Do this
Repeat the entries that follow verbatim, without any of their pictures.

Records provided
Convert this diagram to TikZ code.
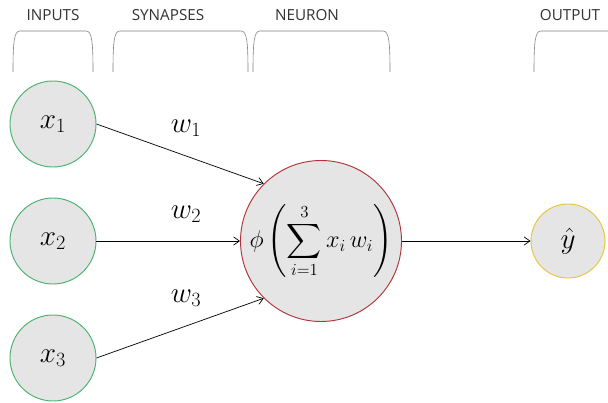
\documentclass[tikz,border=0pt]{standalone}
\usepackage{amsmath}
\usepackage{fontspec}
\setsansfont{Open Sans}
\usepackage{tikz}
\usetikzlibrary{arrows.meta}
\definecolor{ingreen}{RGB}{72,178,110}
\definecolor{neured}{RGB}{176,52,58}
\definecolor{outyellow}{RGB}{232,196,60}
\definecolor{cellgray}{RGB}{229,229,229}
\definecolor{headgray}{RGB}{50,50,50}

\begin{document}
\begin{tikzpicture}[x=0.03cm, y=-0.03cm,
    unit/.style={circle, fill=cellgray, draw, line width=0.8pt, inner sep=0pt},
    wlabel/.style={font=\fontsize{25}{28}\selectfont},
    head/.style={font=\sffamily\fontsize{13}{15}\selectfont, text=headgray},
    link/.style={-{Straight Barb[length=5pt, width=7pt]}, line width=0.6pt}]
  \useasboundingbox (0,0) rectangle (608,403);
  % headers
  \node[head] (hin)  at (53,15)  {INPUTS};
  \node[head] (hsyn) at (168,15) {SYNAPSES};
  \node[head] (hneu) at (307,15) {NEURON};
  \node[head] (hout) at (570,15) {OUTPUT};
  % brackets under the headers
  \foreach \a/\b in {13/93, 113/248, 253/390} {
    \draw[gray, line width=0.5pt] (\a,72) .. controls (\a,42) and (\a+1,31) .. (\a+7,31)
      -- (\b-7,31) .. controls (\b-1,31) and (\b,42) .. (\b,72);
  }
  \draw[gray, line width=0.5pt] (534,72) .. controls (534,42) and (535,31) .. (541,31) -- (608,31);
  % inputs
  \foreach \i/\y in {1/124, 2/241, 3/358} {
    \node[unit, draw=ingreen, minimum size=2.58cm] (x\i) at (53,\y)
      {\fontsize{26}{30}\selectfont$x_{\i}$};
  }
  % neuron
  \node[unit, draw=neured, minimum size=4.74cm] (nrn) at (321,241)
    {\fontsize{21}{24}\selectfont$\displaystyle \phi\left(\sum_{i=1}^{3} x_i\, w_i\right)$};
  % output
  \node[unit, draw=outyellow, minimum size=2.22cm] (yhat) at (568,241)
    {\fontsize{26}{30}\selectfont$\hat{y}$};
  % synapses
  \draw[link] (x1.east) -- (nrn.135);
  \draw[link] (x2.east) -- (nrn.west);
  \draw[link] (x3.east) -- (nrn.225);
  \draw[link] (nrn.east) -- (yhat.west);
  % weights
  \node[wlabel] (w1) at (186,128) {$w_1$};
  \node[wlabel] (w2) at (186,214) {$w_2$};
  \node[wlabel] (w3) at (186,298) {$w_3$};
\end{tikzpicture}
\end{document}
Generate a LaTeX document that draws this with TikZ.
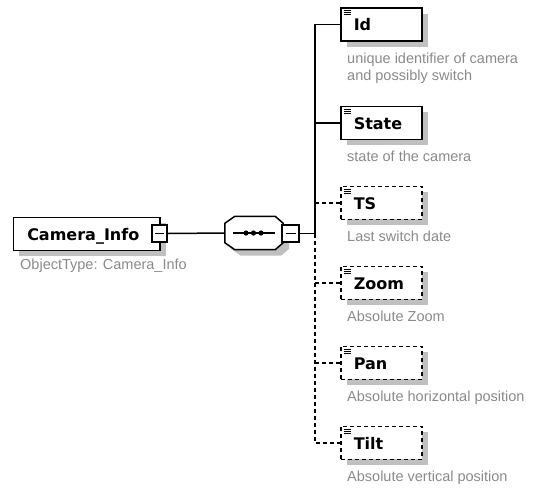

Correct result
Convert this diagram to TikZ code.
\documentclass[tikz,border=0pt]{standalone}
\usepackage{amsmath}
\usepackage{fontspec}
\setsansfont{Open Sans}
\usepackage{tikz}
\usetikzlibrary{arrows.meta}
\definecolor{ingreen}{RGB}{72,178,110}
\definecolor{neured}{RGB}{176,52,58}
\definecolor{outyellow}{RGB}{232,196,60}
\definecolor{cellgray}{RGB}{229,229,229}
\definecolor{headgray}{RGB}{50,50,50}

\begin{document}
\begin{tikzpicture}[x=0.03cm, y=-0.03cm,
    unit/.style={circle, fill=cellgray, draw, line width=0.8pt, inner sep=0pt},
    wlabel/.style={font=\fontsize{25}{28}\selectfont},
    head/.style={font=\sffamily\fontsize{13}{15}\selectfont, text=headgray},
    link/.style={-{Straight Barb[length=5pt, width=7pt]}, line width=0.6pt}]
  \useasboundingbox (0,0) rectangle (608,403);
  % headers
  \node[head] (hin)  at (53,15)  {INPUTS};
  \node[head] (hsyn) at (168,15) {SYNAPSES};
  \node[head] (hneu) at (307,15) {NEURON};
  \node[head] (hout) at (570,15) {OUTPUT};
  % brackets under the headers
  \foreach \a/\b in {13/93, 113/248, 253/390} {
    \draw[gray, line width=0.5pt] (\a,72) .. controls (\a,42) and (\a+1,31) .. (\a+7,31)
      -- (\b-7,31) .. controls (\b-1,31) and (\b,42) .. (\b,72);
  }
  \draw[gray, line width=0.5pt] (534,72) .. controls (534,42) and (535,31) .. (541,31) -- (608,31);
  % inputs
  \foreach \i/\y in {1/124, 2/241, 3/358} {
    \node[unit, draw=ingreen, minimum size=2.58cm] (x\i) at (53,\y)
      {\fontsize{26}{30}\selectfont$x_{\i}$};
  }
  % neuron
  \node[unit, draw=neured, minimum size=4.74cm] (nrn) at (321,241)
    {\fontsize{21}{24}\selectfont$\displaystyle \phi\left(\sum_{i=1}^{3} x_i\, w_i\right)$};
  % output
  \node[unit, draw=outyellow, minimum size=2.22cm] (yhat) at (568,241)
    {\fontsize{26}{30}\selectfont$\hat{y}$};
  % synapses
  \draw[link] (x1.east) -- (nrn.135);
  \draw[link] (x2.east) -- (nrn.west);
  \draw[link] (x3.east) -- (nrn.225);
  \draw[link] (nrn.east) -- (yhat.west);
  % weights
  \node[wlabel] (w1) at (186,128) {$w_1$};
  \node[wlabel] (w2) at (186,214) {$w_2$};
  \node[wlabel] (w3) at (186,298) {$w_3$};
\end{tikzpicture}
\end{document}
Generate a LaTeX document that draws this with TikZ.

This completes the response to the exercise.